When I was a resident, I spent a couple of months working at a hospital in Tanzania. It was just surreal at that time to see how limited resources were — to see people die of things that you would never think about. I still distinctly remember a patient in his 30s dying of tetanus — something you never hear or you would never see in this country. The shot costs a few dollars, less than what I paid for lunch today, probably. He was working on a farm, didn’t have shoes on, stepped on a rusty nail and got tetanus. We literally watched this man die in front of us of tetanus over the course of several days. It’s probably one of the most horrifying ways you can imagine someone dying. It still haunts me to this day.

​When we got to a point where ICU beds were in short supply, we didn’t have enough ventilators and stuff, it just brought me back to those memories of working in limited situations and how challenging it was. I never would have thought that this would happen in this country — the fact that I had to reuse the same N95 mask for 10 days. The fact that we have to move mountains to figure out how many ICU beds we had, and [use] makeshift ICU rooms, and everything we were doing. ​It just brought back a lot of memories. It just also laid out how fragile our health care system is and how fragile everything is in life — how quickly it can change. You always feel secure in your reality, in your bubble, being in America, that this would never happen here. You never have to ration things. We’ve been privileged. It’s always been happening in other parts of the world, but we were sort of immune to it, and are sort of not anymore.

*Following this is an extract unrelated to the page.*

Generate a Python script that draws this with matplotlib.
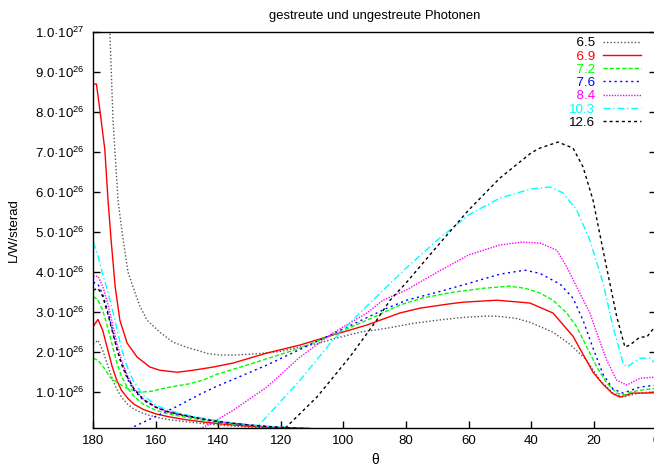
import matplotlib
matplotlib.use("Agg")
import matplotlib.pyplot as plt
from matplotlib.ticker import FixedLocator, FuncFormatter

plt.rcParams['font.family'] = ['Liberation Sans', 'DejaVu Sans']
plt.rcParams['mathtext.fontset'] = 'custom'
plt.rcParams['mathtext.rm'] = 'Liberation Sans'
plt.rcParams['mathtext.it'] = 'Liberation Sans:italic'
plt.rcParams['mathtext.bf'] = 'Liberation Sans:bold'

# ---------------- data (y in units of 1e26 W/sterad) ----------------
labels = ['6.5', '6.9', '7.2', '7.6', '8.4', '10.3', '12.6']
colors = ['#555555', '#ff0000', '#00ff00', '#0000ff', '#ff00ff', '#00ffff', '#000000']
styles = [(0, (1, 1.5)), '-', (0, (3, 1.5)), (0, (1.5, 2.5)), (0, (1, 1)),
          (0, (5, 2, 1, 2)), (0, (2.2, 2.2))]

# scattered component (broad curve)
th_a_65 = [176.5, 174.7, 173.7, 172.1, 170.8, 168.9, 166.5, 165.1, 162.8, 158.7, 154.5, 150, 146.8,
           143.6, 139.5, 135, 129.9, 125, 120.3, 113.9, 108, 103.4, 94.8, 86.1, 77.8, 70, 61.8,
           55, 50.9, 45, 40.4, 33.0, 27.6, 22.2, 18.0, 13.8, 10.6, 6.1, 3, 0]
y_a_65 = [13.5, 10.0, 7.8, 5.8, 5.0, 4.0, 3.45, 3.15, 2.8, 2.5, 2.25, 2.12, 2.05, 1.97, 1.93, 1.93,
          1.95, 1.98, 2.02, 2.13, 2.22, 2.33, 2.5, 2.6, 2.72, 2.8, 2.87, 2.9, 2.9, 2.85, 2.75, 2.5,
          2.2, 1.8, 1.3, 0.98, 0.88, 0.97, 1.0, 1.0]

th_a_69 = [180, 179, 177.9, 176.3, 175.3, 174.3, 173, 171.5, 169.2, 166, 161.9, 158.7, 153.2, 148.1,
           141.7, 135.3, 124.5, 113.9, 103.4, 92.5, 82, 75.6, 66.9, 61.8, 50.9, 40.4, 33, 26.6,
           23.4, 20.2, 17, 14, 11.6, 7.5, 3, 0]
y_a_69 = [8.7, 8.7, 8.05, 7.05, 5.8, 4.8, 3.63, 2.8, 2.23, 1.88, 1.63, 1.55, 1.5, 1.55, 1.63, 1.73,
          1.98, 2.18, 2.43, 2.68, 2.98, 3.1, 3.2, 3.25, 3.3, 3.23, 2.98, 2.4, 1.95, 1.5, 1.2, 0.97,
          0.88, 0.98, 0.98, 1.0]

th_a_72 = [180, 178.5, 176.5, 174.7, 172, 169.2, 165.1, 161, 158.7, 154, 150, 145, 140.5, 135, 130,
           120, 114, 107, 100, 92.5, 82, 75, 65, 55, 47, 42, 37.2, 33, 28.6, 25.4, 22.2, 19, 15.8,
           12.6, 10, 8.4, 5.2, 0]
y_a_72 = [1.85, 1.8, 1.6, 1.38, 1.22, 1.1, 1.0, 1.03, 1.08, 1.15, 1.2, 1.3, 1.45, 1.58, 1.7, 1.95,
          2.1, 2.32, 2.55, 2.8, 3.18, 3.35, 3.5, 3.6, 3.65, 3.6, 3.48, 3.3, 2.98, 2.63, 2.13, 1.63,
          1.23, 0.98, 0.93, 1.0, 1.05, 1.1]

th_a_76 = [170, 167.3, 160, 152.9, 145.9, 140.5, 135.3, 124.5, 113.9, 103.4, 94.8, 86.1, 79.8, 70,
           60, 50, 42, 37.2, 30.7, 26.6, 23.4, 20.2, 17, 13.8, 10.6, 5.2, 0]
y_a_76 = [0.0, 0.13, 0.4, 0.66, 0.95, 1.15, 1.32, 1.68, 2.07, 2.46, 2.78, 3.1, 3.3, 3.5, 3.72, 3.95,
          4.05, 3.97, 3.7, 3.35, 2.8, 2.1, 1.45, 1.08, 0.98, 1.13, 1.18]

th_a_84 = [150, 143.3, 135.3, 124.5, 113.9, 103.4, 92.5, 87.4, 80, 70, 60, 50, 43, 37.2, 31.8, 28.6,
           25.4, 21.2, 19, 15.8, 12.6, 9.4, 5.2, 0]
y_a_84 = [-0.05, 0.18, 0.55, 1.13, 1.88, 2.48, 2.98, 3.3, 3.55, 4.0, 4.43, 4.68, 4.75, 4.73, 4.55,
          4.13, 3.63, 2.98, 2.48, 1.8, 1.3, 1.18, 1.35, 1.38]

th_a_103 = [129, 127.6, 113.9, 103.4, 94.8, 90.6, 80, 70, 60, 50, 40, 37.2, 34, 29.8, 25.4, 21.2,
            17, 13.8, 10.6, 9.4, 5.2, 2, 0]
y_a_103 = [0.0, 0.13, 1.3, 2.3, 2.98, 3.3, 4.1, 4.8, 5.43, 5.85, 6.08, 6.1, 6.13, 5.98, 5.55, 4.8,
           3.73, 2.63, 1.73, 1.63, 1.85, 1.85, 1.7]

th_a_126 = [120, 118.7, 108.5, 98, 89.4, 85.1, 80, 70, 60, 50, 40, 37.2, 31.4, 26.6, 23.4, 20.2,
            17, 12.6, 10, 8.4, 5.2, 3, 1.3, 0]
y_a_126 = [0.0, 0.1, 0.88, 1.88, 2.8, 3.3, 3.73, 4.65, 5.55, 6.35, 6.98, 7.1, 7.25, 7.1, 6.63, 5.8,
           4.55, 2.88, 2.13, 2.18, 2.38, 2.38, 2.55, 2.65]

# unscattered component (decaying from 180 deg)
th_b = [180, 178.5, 177, 175.5, 174, 172.5, 171, 169, 167, 164, 160, 156, 150, 144, 138, 130, 122,
        114, 106]
y_b_65 = [2.2, 2.3, 2.05, 1.7, 1.35, 1.08, 0.88, 0.7, 0.58, 0.47, 0.38, 0.32, 0.26, 0.21, 0.17,
          0.13, 0.11, 0.09, 0.07]
y_b_69 = [2.65, 2.82, 2.55, 2.1, 1.65, 1.3, 1.05, 0.85, 0.7, 0.57, 0.46, 0.39, 0.31, 0.25, 0.2,
          0.15, 0.12, 0.1, 0.08]
y_b_72 = [3.4, 3.3, 3.05, 2.65, 2.2, 1.75, 1.4, 1.1, 0.9, 0.7, 0.55, 0.46, 0.37, 0.29, 0.23, 0.17,
          0.13, 0.1, 0.08]
y_b_76 = [3.75, 3.7, 3.45, 3.05, 2.6, 2.1, 1.7, 1.32, 1.05, 0.8, 0.62, 0.5, 0.4, 0.31, 0.24, 0.18,
          0.13, 0.1, 0.08]
y_b_84 = [3.9, 3.9, 3.65, 3.25, 2.75, 2.25, 1.8, 1.4, 1.1, 0.83, 0.63, 0.51, 0.41, 0.32, 0.25,
          0.18, 0.13, 0.1, 0.08]
y_b_103 = [4.75, 4.4, 3.95, 3.55, 3.1, 2.6, 2.1, 1.6, 1.25, 0.92, 0.68, 0.55, 0.43, 0.34, 0.26,
           0.19, 0.14, 0.1, 0.08]
y_b_126 = [3.55, 3.6, 3.4, 3.0, 2.55, 2.1, 1.72, 1.36, 1.08, 0.82, 0.63, 0.51, 0.41, 0.32, 0.25,
           0.18, 0.13, 0.1, 0.08]

series_a = [(th_a_65, y_a_65), (th_a_69, y_a_69), (th_a_72, y_a_72), (th_a_76, y_a_76),
            (th_a_84, y_a_84), (th_a_103, y_a_103), (th_a_126, y_a_126)]
series_b = [y_b_65, y_b_69, y_b_72, y_b_76, y_b_84, y_b_103, y_b_126]

x_ticks = [180, 160, 140, 120, 100, 80, 60, 40, 20, 0]
y_ticks = [1, 2, 3, 4, 5, 6, 7, 8, 9, 10]

# ---------------- figure ----------------
W, H = 654, 467
fig = plt.figure(figsize=(W / 100, H / 100), dpi=100)
ax = fig.add_axes([93.3 / W, (H - 428.3) / H, (656.2 - 93.3) / W, (428.3 - 32) / H])

handles = []
for lab, col, ls, (tha, ya), yb in zip(labels, colors, styles, series_a, series_b):
    ln, = ax.plot(tha, ya, color=col, ls=ls, lw=1.0, label=lab)
    ax.plot(th_b, yb, color=col, ls=ls, lw=1.0)
    handles.append(ln)

ax.set_xlim(180, 0)
ax.set_ylim(0.1, 10)
ax.xaxis.set_major_locator(FixedLocator(x_ticks))
ax.yaxis.set_major_locator(FixedLocator(y_ticks))


def yfmt(v, pos):
    if v >= 10:
        return r'1.0·10$^{27}$'
    return r'%.1f·10$^{26}$' % v


ax.yaxis.set_major_formatter(FuncFormatter(yfmt))
ax.tick_params(axis='both', direction='in', length=5, width=1, labelsize=9.5, colors='black')
ax.tick_params(axis='y', pad=6, right=True)
ax.tick_params(axis='x', pad=5)
for s in ax.spines.values():
    s.set_linewidth(1.0)

ax.set_title('gestreute und ungestreute Photonen', fontsize=9.4, pad=9)
ax.set_ylabel('L/W/sterad', fontsize=9.5, labelpad=11)
ax.set_xlabel('θ', fontsize=10, labelpad=4)

fs = '\u2007'
leg_labels = [fs + l if len(l) == 3 else l for l in labels]
leg = ax.legend(handles, leg_labels, loc='upper right', bbox_to_anchor=(641 / W, (H - 37) / H),
                bbox_transform=fig.transFigure, frameon=False, markerfirst=False, fontsize=9.6,
                handlelength=2.85, handletextpad=0.6, labelspacing=0.07, borderpad=0,
                borderaxespad=0)
for t, c in zip(leg.get_texts(), colors):
    t.set_color('black' if c == '#555555' else c)

fig.savefig('out.png', dpi=100)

People always ask me: Was it worth all the sacrifice? Would you do it again? I know the macho, the brave response is, “Yes, absolutely.” I would say that for many reasons. I’m not afraid of getting sick, or dying, or anything like that. That wouldn’t keep me from going back to the hospital. I 100 percent would. To be perfectly honest, what’s been most disheartening is when I watch the news, and what’s going on in our own country. ​When people don’t take this seriously, when people forget, that they have to be reminded that more than 100,000 people lost their lives in just the last few months, it just makes me angry and it makes me very sort of disheartened to see the sacrifices that so many people have made. So much effort that has gone into this over the last few months can all be negated just by the actions of a few people who refuse to take this seriously. That’s been the hardest part of healing – knowing that this is very well going to happen again, and more people will die in spite of my best effort, in spite of your best effort. That’s been the hardest part: knowing that the trauma is not over, that this might just be the first chapter.